There is a problem I've been trying to overcome, not always successfully, and it's that I'm constantly being embarrassed by my own reactions to books and other media, to the extent where I sometimes worry if I have any genuine reactions at all. (What does it mean to be genuine? Maybe that's a question for another time). When I find myself hating Gravity's Rainbow, for example, my mind will immediately start generating excuses, to protect itself from imaginary accusations of philistinism. Am I reading too quickly? Am I not paying enough attention? Is the cheap mass-market paperback too densely printed and the paper too discolored? I don't mind telling you (at tedious length) that I hate it, but I also have this annoying compulsion to let you know that I know that you might think I'm an idiot, just in case. Part of the purpose of keeping a public reading journal is to get over this kind of thinking and pointless hedging, but it doesn't always work.

There's also an inverse: when a work of art tells me exactly what I want to hear so seductively that I start reflexively mistrusting both it and myself. Pride was like that. It's the story of some gay activists in London who collect money to support a Welsh miners' strike in the 1980s. At first the miners worry about the optics of welcoming a gay rights group and the Londoners worry that they'll be laughed out of town or worse, but both groups take a chance anyway and befriend one another. I watched this movie while patching up some jeans, and it was NEEDLESSLY HEARTWARMING and now whenever I try to work on my jeans patches I get weepy all over again. I tried scolding myself for susceptibility, but what's the use? I'll be a soppy kneejerk liberal till the day I die, so I might as well enjoy myself.

What I've Finished Reading

Clean Up Your Act! Effective Ways to Organize Paperwork -- and Get it Out Of Your Life! is an office self-help book from 1992, which makes it as much a historical tour of the paper-based office as it is an advice book. It also slightly overestimates the value of the digital future in bringing about a world of efficiency - though not nearly as much as you might expect.

It has some good advice applicable to my 95%-online job - in fact, it might be slightly more helpful to me personally than a more contemporary book of the same kind, because it doesn't assume I'm going to download and learn a bunch of new programs in the name of simplifying my day. The prompt to think a little more about what I need to put in writing vs. what I can bring up at the weekly meeting has already brought about a change for the better.

What I'm Reading Now

Other problems I am struggling without success to overcome: Gravity's Rainbow, natch. Every now and then it has a good moment and it just makes me more annoyed with whatever convergence of Pynchon, myself, and the universe has conspired to make the rest of it a bleak black cloud of murky wit and petulant boredom.

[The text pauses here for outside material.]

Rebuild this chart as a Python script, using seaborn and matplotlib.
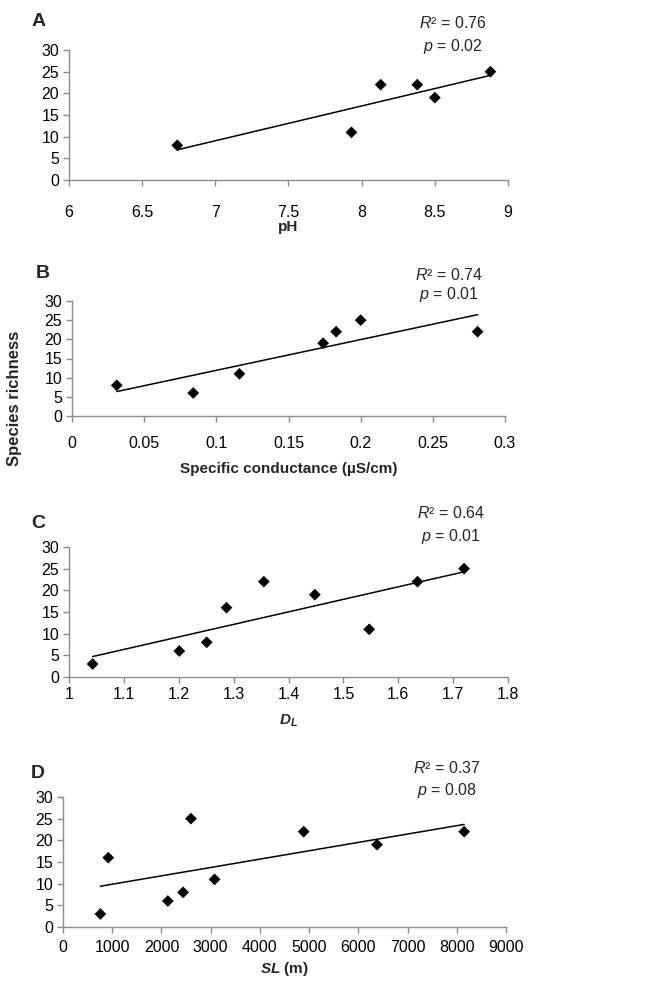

Luckily, Codependence is very good and The Good Soldier Svejk is messy and meandering in a way that I enjoy. I'm also reading very slowly through The Decline and Fall of the Roman Empire and a 26-volume late 19thC aspirational monstrosity called Library of the World's Best Literature (currently reading a very small selection of the letters of Abigail Adams, which are pretty excellent). I think I've mentioned this book before? It's slated to be turned into home decor or a hip book craft eventually, but I feel compelled to at least skim it all before I let it go. This is almost certainly more than its original intended audience would have done, but so it goes.


What I Plan to Read Next

There's a brand new bookstore in town, just a 15-minute walk from home and on the way to the university library. It opened on Saturday and inventory so far is small but attractive. I bought The Silence of the Girls by Pat Barker and a "blind date book" wrapped in brown paper - which I'll unwrap when I get to it.

Every day brings me closer to William Dean Howells and My Literary Passions! I can't take it home from the library yet because I don't actually have the willpower not to start reading it & spoil my motivational structure. But it's there, waiting for me! Soon and very soon! There are also the rest of the Final Nine 99 Novels, and probably most of them will be good.